» WHAT IS NEEDED
What is needed is an exact copy of the lines from the line containing "Output the Python" to the line containing "plt.rcParams['font.family'] = ['Liberation", both lines included, and nothing else.

» MATERIAL PROVIDED
..........

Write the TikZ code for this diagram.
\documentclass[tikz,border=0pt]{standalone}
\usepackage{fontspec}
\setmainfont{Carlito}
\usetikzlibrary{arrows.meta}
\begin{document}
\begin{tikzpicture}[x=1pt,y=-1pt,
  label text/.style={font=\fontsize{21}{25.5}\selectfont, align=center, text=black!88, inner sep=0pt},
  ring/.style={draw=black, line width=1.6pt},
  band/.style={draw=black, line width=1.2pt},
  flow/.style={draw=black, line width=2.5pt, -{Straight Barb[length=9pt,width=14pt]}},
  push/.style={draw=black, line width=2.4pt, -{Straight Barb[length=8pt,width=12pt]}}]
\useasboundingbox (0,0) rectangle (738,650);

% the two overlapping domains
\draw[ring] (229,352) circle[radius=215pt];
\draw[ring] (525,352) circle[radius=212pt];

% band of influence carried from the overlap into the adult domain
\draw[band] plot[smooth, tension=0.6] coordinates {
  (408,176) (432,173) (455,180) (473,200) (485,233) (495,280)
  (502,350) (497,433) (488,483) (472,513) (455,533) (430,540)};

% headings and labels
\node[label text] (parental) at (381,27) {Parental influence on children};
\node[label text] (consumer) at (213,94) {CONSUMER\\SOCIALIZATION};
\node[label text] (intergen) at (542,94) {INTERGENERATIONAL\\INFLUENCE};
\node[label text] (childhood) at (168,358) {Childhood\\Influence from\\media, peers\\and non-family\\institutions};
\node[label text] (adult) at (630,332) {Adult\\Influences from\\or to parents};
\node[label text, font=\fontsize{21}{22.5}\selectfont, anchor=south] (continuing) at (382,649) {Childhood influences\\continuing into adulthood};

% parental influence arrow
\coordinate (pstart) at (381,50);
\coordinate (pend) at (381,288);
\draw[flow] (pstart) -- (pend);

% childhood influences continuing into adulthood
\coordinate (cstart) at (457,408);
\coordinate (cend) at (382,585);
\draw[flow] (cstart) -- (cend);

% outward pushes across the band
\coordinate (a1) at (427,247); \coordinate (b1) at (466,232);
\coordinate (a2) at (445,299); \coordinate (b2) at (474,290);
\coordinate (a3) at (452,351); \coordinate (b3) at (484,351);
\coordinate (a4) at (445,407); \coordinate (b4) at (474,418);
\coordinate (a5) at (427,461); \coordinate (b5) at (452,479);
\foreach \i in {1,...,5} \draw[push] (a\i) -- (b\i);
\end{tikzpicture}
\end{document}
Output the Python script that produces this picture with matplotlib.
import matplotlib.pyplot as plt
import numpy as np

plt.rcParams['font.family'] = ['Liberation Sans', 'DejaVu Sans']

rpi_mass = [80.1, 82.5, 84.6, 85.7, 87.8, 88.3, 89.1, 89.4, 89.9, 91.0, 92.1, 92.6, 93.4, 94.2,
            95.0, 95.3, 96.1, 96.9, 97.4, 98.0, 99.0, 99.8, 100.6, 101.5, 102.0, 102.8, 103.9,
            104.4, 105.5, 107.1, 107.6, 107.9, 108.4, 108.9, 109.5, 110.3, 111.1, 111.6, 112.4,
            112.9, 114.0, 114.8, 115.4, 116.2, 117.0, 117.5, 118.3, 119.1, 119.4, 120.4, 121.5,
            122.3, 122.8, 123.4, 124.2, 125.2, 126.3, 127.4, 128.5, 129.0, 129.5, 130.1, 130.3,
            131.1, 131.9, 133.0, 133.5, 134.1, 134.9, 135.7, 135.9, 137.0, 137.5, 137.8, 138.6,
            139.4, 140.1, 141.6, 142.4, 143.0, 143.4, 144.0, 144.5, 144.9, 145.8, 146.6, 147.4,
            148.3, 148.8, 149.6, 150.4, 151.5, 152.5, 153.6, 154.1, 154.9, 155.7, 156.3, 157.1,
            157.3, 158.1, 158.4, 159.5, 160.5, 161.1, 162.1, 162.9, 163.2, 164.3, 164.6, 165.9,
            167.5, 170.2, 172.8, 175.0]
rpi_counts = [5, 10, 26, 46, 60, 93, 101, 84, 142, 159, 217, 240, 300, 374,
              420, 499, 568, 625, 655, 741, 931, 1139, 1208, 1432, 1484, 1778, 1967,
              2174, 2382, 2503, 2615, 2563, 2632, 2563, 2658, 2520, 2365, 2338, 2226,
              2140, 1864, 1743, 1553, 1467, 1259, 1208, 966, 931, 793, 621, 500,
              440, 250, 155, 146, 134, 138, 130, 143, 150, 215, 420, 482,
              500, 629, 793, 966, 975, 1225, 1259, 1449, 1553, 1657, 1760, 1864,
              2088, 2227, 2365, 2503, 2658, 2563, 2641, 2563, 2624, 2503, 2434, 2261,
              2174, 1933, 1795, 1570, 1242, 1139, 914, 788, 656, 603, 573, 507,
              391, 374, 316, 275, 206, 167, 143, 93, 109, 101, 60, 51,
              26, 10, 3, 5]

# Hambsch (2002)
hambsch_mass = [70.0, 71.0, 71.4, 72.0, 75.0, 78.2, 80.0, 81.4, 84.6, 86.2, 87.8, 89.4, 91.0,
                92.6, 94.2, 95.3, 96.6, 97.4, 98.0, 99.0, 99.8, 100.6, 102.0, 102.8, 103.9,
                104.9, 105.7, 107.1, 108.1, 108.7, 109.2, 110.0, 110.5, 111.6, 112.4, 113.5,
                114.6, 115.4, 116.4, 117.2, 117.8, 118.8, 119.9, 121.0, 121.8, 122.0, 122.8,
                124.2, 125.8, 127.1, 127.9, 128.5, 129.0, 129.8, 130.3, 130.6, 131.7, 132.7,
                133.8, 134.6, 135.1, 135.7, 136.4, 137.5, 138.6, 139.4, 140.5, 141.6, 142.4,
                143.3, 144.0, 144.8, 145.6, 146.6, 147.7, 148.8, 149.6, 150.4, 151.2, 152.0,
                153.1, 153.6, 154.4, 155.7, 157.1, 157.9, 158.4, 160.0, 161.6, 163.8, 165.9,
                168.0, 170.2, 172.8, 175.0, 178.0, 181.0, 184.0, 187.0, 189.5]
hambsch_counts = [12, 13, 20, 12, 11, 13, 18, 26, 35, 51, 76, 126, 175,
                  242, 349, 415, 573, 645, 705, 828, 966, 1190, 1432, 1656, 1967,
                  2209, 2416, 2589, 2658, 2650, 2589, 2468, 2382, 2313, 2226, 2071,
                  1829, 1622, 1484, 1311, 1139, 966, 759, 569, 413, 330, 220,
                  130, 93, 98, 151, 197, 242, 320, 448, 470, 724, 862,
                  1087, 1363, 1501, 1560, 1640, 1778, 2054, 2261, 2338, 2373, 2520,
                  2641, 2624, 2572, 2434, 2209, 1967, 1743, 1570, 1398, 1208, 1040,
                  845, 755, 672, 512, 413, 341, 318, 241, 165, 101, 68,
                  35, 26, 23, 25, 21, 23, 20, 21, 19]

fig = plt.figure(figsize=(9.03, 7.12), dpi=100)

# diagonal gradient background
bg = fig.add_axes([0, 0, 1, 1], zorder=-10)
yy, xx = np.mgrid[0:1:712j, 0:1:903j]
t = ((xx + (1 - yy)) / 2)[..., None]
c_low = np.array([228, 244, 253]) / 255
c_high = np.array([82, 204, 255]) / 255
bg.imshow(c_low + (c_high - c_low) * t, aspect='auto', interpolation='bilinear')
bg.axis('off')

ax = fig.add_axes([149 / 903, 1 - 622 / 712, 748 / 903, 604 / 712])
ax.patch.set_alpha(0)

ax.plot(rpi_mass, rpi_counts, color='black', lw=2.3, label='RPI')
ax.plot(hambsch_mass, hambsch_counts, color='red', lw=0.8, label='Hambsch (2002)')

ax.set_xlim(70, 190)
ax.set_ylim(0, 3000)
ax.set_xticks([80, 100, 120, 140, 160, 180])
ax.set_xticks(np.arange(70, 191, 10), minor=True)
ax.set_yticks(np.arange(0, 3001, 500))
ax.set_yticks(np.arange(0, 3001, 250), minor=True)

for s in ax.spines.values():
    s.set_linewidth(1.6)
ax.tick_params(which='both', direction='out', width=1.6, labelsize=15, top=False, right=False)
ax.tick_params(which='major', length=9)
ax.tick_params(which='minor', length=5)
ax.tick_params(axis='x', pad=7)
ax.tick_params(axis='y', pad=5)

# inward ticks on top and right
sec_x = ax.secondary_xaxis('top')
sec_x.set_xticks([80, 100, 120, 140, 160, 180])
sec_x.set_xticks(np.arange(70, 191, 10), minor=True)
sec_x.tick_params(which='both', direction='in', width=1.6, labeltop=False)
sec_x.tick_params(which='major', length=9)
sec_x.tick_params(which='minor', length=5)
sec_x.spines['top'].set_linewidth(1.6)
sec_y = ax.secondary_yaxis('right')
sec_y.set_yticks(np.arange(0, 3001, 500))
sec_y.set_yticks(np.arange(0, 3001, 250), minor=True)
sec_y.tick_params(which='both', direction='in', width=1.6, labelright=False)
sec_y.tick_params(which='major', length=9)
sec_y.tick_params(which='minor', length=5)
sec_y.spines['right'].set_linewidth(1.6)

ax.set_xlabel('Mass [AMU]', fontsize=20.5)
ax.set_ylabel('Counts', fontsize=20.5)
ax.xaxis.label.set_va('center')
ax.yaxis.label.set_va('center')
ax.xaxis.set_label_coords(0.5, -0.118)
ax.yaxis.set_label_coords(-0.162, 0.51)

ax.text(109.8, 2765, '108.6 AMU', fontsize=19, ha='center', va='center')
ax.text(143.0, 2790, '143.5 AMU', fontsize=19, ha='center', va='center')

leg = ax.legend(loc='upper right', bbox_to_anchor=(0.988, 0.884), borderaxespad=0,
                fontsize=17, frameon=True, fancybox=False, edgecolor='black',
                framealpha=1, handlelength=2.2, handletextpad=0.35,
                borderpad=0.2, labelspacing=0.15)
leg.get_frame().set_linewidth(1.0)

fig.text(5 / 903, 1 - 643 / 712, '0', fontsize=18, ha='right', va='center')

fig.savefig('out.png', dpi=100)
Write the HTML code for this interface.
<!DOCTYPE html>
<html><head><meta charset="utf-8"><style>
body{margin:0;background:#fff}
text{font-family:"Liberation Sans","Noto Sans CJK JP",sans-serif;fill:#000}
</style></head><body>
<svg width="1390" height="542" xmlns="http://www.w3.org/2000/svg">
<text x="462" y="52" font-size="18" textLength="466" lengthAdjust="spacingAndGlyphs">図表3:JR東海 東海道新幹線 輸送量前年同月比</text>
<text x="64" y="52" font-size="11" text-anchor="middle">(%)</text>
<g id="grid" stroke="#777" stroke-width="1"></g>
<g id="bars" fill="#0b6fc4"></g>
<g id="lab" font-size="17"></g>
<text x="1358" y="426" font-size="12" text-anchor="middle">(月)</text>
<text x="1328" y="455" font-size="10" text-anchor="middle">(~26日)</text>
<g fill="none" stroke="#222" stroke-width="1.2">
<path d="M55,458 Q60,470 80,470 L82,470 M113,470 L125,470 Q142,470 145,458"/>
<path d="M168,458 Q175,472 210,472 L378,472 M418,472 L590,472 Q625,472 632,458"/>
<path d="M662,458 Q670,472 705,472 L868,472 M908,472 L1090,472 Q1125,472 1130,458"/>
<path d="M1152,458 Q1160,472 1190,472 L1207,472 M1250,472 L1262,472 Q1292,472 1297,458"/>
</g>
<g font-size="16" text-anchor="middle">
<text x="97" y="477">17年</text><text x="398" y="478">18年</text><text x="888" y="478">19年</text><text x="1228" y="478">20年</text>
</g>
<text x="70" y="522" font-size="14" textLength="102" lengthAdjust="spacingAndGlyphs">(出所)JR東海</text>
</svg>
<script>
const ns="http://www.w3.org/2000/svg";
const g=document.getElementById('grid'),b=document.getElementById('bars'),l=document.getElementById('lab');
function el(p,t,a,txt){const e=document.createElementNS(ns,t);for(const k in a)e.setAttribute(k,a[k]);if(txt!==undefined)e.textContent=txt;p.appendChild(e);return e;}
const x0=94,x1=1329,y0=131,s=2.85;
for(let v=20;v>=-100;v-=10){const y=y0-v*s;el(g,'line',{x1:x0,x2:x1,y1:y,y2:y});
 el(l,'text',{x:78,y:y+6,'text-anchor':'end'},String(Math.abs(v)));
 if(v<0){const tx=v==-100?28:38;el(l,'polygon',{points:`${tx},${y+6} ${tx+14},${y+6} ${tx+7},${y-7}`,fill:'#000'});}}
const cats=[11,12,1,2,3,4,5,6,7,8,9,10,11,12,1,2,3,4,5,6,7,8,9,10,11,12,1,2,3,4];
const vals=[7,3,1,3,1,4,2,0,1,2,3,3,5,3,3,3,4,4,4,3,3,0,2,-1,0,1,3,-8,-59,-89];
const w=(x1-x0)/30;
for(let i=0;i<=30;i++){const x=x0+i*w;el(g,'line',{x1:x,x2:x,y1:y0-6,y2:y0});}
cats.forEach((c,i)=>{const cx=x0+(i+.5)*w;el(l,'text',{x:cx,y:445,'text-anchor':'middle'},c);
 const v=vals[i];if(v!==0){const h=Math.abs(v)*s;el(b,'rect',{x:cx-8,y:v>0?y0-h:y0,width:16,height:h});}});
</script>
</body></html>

..........

» FULL OUTPUT
Output the Python script that produces this picture with matplotlib.
import matplotlib.pyplot as plt
import numpy as np

plt.rcParams['font.family'] = ['Liberation Sans', 'DejaVu Sans']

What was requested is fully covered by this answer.